Given material:
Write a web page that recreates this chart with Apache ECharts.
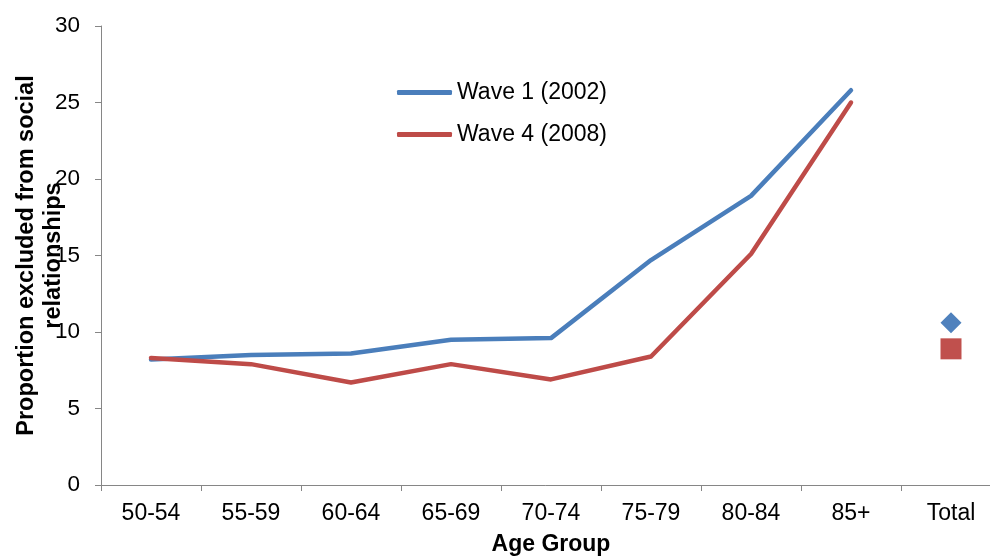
<!DOCTYPE html>
<html>
<head>
<meta charset="utf-8">
<script src="https://cdn.jsdelivr.net/npm/echarts@6/dist/echarts.min.js"></script>
<style>
  html, body { margin: 0; padding: 0; background: #ffffff; }
  #chart { width: 990px; height: 560px; }
</style>
</head>
<body>
<div id="chart"></div>
<script>
// Age groups along the x axis (the last one holds the overall totals)
const categories = ['50-54', '55-59', '60-64', '65-69', '70-74', '75-79', '80-84', '85+', 'Total'];
const seriesNames = ['Wave 1 (2002)', 'Wave 4 (2008)'];
// Proportion excluded from social relationships, by age group
const wave1 = [8.2, 8.5, 8.6, 9.5, 9.6, 14.7, 18.9, 25.8];
const wave4 = [8.3, 7.9, 6.7, 7.9, 6.9, 8.4, 15.1, 25.0];
// Overall totals
const wave1Total = 10.6;
const wave4Total = 8.9;
const yTicks = { min: 0, max: 30, interval: 5 };

const blue = '#4A7EBB';
const red = '#BE4B48';
const axisGray = '#868686';
const font = '"Liberation Sans", Arial, sans-serif';

const chart = echarts.init(document.getElementById('chart'));
chart.setOption({
  backgroundColor: '#ffffff',
  animation: false,
  textStyle: { fontFamily: font },
  grid: { left: 101, top: 26, width: 900, height: 459, containLabel: false, outerBoundsMode: 'none' },
  legend: {
    data: seriesNames,
    orient: 'vertical',
    left: 392,
    top: 76,
    itemGap: 19,
    itemWidth: 55,
    itemHeight: 5,
    icon: 'roundRect',
    textStyle: { fontSize: 23, color: '#000', fontFamily: font }
  },
  xAxis: {
    type: 'category',
    data: categories,
    boundaryGap: true,
    name: 'Age Group',
    nameLocation: 'middle',
    nameGap: 48,
    nameMoveOverlap: false,
    nameTextStyle: { fontSize: 23, fontWeight: 'bold', color: '#000', fontFamily: font },
    axisLine: { lineStyle: { color: axisGray, width: 1 } },
    axisTick: { show: true, length: 6, lineStyle: { color: axisGray } },
    axisLabel: { fontSize: 23, color: '#000', margin: 17, fontFamily: font, interval: 0 },
    splitLine: { show: false }
  },
  yAxis: {
    type: 'value',
    min: yTicks.min,
    max: yTicks.max,
    interval: yTicks.interval,
    name: 'Proportion excluded from social\nrelationships',
    nameLocation: 'middle',
    nameGap: 34,
    nameRotate: 90,
    nameMoveOverlap: false,
    nameTextStyle: { fontSize: 23.5, fontWeight: 'bold', color: '#000', fontFamily: font, lineHeight: 27, align: 'center' },
    axisLine: { show: true, lineStyle: { color: axisGray, width: 1 } },
    axisTick: { show: true, length: 6, lineStyle: { color: axisGray } },
    axisLabel: { fontSize: 22.5, color: '#000', margin: 21, fontFamily: font },
    splitLine: { show: false }
  },
  series: [
    {
      name: seriesNames[0],
      type: 'line',
      data: wave1,
      symbol: 'none',
      color: blue,
      lineStyle: { color: blue, width: 4.5, cap: 'round', join: 'round' }
    },
    {
      name: seriesNames[1],
      type: 'line',
      data: wave4,
      symbol: 'none',
      color: red,
      lineStyle: { color: red, width: 4.5, cap: 'round', join: 'round' }
    },
    {
      name: 'Wave 1 total',
      type: 'scatter',
      data: [['Total', wave1Total]],
      symbol: 'diamond',
      symbolSize: 21,
      itemStyle: { color: '#4F81BD', opacity: 1 }
    },
    {
      name: 'Wave 4 total',
      type: 'scatter',
      data: [['Total', wave4Total]],
      symbol: 'rect',
      symbolSize: 21,
      itemStyle: { color: '#C0504D', opacity: 1 }
    }
  ]
});
</script>
</body>
</html>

Given instruction: Reproduce every line exactly and omit all pictures.

Worked answer:
Write a web page that recreates this chart with Apache ECharts.
<!DOCTYPE html>
<html>
<head>
<meta charset="utf-8">
<script src="https://cdn.jsdelivr.net/npm/echarts@6/dist/echarts.min.js"></script>
<style>
  html, body { margin: 0; padding: 0; background: #ffffff; }
  #chart { width: 990px; height: 560px; }
</style>
</head>
<body>
<div id="chart"></div>
<script>
// Age groups along the x axis (the last one holds the overall totals)
const categories = ['50-54', '55-59', '60-64', '65-69', '70-74', '75-79', '80-84', '85+', 'Total'];
const seriesNames = ['Wave 1 (2002)', 'Wave 4 (2008)'];
// Proportion excluded from social relationships, by age group
const wave1 = [8.2, 8.5, 8.6, 9.5, 9.6, 14.7, 18.9, 25.8];
const wave4 = [8.3, 7.9, 6.7, 7.9, 6.9, 8.4, 15.1, 25.0];
// Overall totals
const wave1Total = 10.6;
const wave4Total = 8.9;
const yTicks = { min: 0, max: 30, interval: 5 };

const blue = '#4A7EBB';
const red = '#BE4B48';
const axisGray = '#868686';
const font = '"Liberation Sans", Arial, sans-serif';

const chart = echarts.init(document.getElementById('chart'));
chart.setOption({
  backgroundColor: '#ffffff',
  animation: false,
  textStyle: { fontFamily: font },
  grid: { left: 101, top: 26, width: 900, height: 459, containLabel: false, outerBoundsMode: 'none' },
  legend: {
    data: seriesNames,
    orient: 'vertical',
    left: 392,
    top: 76,
    itemGap: 19,
    itemWidth: 55,
    itemHeight: 5,
    icon: 'roundRect',
    textStyle: { fontSize: 23, color: '#000', fontFamily: font }
  },
  xAxis: {
    type: 'category',
    data: categories,
    boundaryGap: true,
    name: 'Age Group',
    nameLocation: 'middle',
    nameGap: 48,
    nameMoveOverlap: false,
    nameTextStyle: { fontSize: 23, fontWeight: 'bold', color: '#000', fontFamily: font },
    axisLine: { lineStyle: { color: axisGray, width: 1 } },
    axisTick: { show: true, length: 6, lineStyle: { color: axisGray } },
    axisLabel: { fontSize: 23, color: '#000', margin: 17, fontFamily: font, interval: 0 },
    splitLine: { show: false }
  },
  yAxis: {
    type: 'value',
    min: yTicks.min,
    max: yTicks.max,
    interval: yTicks.interval,
    name: 'Proportion excluded from social\nrelationships',
    nameLocation: 'middle',
    nameGap: 34,
    nameRotate: 90,
    nameMoveOverlap: false,
    nameTextStyle: { fontSize: 23.5, fontWeight: 'bold', color: '#000', fontFamily: font, lineHeight: 27, align: 'center' },
    axisLine: { show: true, lineStyle: { color: axisGray, width: 1 } },
    axisTick: { show: true, length: 6, lineStyle: { color: axisGray } },
    axisLabel: { fontSize: 22.5, color: '#000', margin: 21, fontFamily: font },
    splitLine: { show: false }
  },
  series: [
    {
      name: seriesNames[0],
      type: 'line',
      data: wave1,
      symbol: 'none',
      color: blue,
      lineStyle: { color: blue, width: 4.5, cap: 'round', join: 'round' }
    },
    {
      name: seriesNames[1],
      type: 'line',
      data: wave4,
      symbol: 'none',
      color: red,
      lineStyle: { color: red, width: 4.5, cap: 'round', join: 'round' }
    },
    {
      name: 'Wave 1 total',
      type: 'scatter',
      data: [['Total', wave1Total]],
      symbol: 'diamond',
      symbolSize: 21,
      itemStyle: { color: '#4F81BD', opacity: 1 }
    },
    {
      name: 'Wave 4 total',
      type: 'scatter',
      data: [['Total', wave4Total]],
      symbol: 'rect',
      symbolSize: 21,
      itemStyle: { color: '#C0504D', opacity: 1 }
    }
  ]
});
</script>
</body>
</html>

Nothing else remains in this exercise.